> Written exercise:
Using the entries that follow, collect the lines where the word "with" appears.
· · ·
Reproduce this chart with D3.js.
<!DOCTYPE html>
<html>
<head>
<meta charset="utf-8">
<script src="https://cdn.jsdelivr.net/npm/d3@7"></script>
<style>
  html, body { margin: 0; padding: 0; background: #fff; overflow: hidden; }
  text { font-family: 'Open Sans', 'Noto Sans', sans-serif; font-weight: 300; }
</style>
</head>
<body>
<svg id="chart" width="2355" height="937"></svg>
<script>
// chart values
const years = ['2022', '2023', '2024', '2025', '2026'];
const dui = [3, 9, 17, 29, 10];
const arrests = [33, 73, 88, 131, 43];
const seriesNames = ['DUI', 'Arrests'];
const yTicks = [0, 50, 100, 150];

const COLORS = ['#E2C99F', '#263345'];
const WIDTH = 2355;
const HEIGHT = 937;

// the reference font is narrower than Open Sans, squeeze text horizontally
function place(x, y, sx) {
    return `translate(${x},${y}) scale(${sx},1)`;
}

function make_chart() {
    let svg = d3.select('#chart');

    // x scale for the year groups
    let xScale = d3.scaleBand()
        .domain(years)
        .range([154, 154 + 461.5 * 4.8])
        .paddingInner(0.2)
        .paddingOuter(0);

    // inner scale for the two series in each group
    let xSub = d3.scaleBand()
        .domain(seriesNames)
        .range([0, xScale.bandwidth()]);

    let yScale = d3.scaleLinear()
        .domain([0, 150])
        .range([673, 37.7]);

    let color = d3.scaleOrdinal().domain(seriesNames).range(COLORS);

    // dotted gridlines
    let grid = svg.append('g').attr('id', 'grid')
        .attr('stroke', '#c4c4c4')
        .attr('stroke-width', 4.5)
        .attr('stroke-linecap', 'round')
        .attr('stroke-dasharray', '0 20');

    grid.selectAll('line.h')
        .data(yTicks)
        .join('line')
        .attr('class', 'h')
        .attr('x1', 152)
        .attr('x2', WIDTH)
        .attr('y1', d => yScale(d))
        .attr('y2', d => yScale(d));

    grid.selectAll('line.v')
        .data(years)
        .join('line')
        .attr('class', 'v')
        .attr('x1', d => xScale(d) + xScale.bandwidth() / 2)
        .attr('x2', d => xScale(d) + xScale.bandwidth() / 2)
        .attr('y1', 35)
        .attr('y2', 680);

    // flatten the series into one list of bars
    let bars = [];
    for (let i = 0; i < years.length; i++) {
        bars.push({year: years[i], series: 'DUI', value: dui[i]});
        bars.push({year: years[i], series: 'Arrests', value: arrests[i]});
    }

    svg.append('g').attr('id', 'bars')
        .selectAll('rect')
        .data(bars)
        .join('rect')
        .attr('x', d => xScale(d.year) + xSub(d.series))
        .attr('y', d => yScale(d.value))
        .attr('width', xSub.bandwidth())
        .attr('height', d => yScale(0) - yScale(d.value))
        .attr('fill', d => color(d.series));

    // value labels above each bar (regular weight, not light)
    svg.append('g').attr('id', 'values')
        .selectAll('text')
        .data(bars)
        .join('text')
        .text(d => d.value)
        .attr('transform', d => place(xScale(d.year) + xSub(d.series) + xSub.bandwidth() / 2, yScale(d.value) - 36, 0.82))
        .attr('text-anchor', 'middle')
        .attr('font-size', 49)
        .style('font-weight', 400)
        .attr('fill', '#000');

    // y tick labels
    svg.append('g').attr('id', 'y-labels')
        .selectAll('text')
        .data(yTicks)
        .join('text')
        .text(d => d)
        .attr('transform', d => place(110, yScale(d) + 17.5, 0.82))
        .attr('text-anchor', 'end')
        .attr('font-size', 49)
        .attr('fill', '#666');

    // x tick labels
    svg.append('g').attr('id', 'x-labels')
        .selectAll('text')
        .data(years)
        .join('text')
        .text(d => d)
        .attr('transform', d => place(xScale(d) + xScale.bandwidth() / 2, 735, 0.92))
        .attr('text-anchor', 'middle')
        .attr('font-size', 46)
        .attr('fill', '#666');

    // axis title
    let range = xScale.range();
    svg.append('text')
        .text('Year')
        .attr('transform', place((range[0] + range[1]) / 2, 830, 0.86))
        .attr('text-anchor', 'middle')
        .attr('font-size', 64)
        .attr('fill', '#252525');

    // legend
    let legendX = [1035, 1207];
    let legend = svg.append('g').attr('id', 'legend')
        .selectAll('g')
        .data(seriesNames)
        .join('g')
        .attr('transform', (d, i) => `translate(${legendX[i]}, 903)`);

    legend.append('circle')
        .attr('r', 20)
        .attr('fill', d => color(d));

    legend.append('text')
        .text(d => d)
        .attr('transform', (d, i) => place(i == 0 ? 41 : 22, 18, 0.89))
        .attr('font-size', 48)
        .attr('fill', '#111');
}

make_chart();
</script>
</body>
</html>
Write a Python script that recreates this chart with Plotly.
· · ·
> Output of the exercise:
Reproduce this chart with D3.js.
Write a Python script that recreates this chart with Plotly.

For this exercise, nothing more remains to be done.